To cure the deviant subculture of government, abandon bureaucracy and put humans on the spot.
How government became a deviant subculture is a story of good intentions gone awry. We tried to avoid government abuse by replacing individual responsibility with detailed rules and objective legal proceedings. Never again would officials play favorites or indulge personal prejudices. Government would be an efficient assembly line.
What we achieved instead was what philosopher Hannah Arendt called "the rule of Nobody." Instead of an automated assembly line, government became a bureaucratic jungle, with all the pathologies of a culture without responsibility or accountability: savage politics disconnected from actual accomplishment; hyper-inefficiency; and a universal sense of powerlessness, causing a downward spiral of selfishness and cynicism. "Nothing is impossible," one public employee observed, "until it is sent to a committee."

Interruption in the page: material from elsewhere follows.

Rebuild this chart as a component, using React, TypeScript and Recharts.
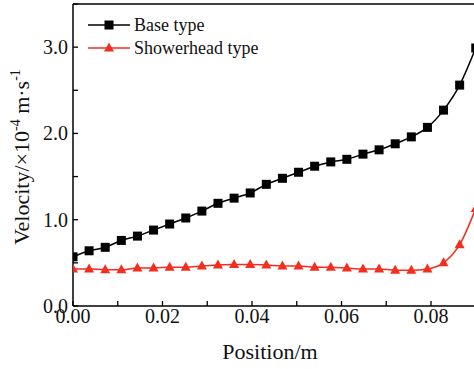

The cure is basic: Reconnect public goals to real people. Humans, not tangled bureaucratic proceedings, must have responsibility to make choices -- whether to approve a power line, balance budgets, or maintain order in the classroom. Trust is not necessary. Protect against bad choices with checks and balances: Give some other identifiable official responsibility to approve an important choice. Accountability is key: Tocqueville noted that as long as a democracy retains "the right of taking away the power of the officers whom it had appointed, it has no reason to fear any abuse of their authority." Thus, he concluded, democracy can leave officials "to their own free action instead of prescribing an invariable rule of conduct, which would ... fetter their activity."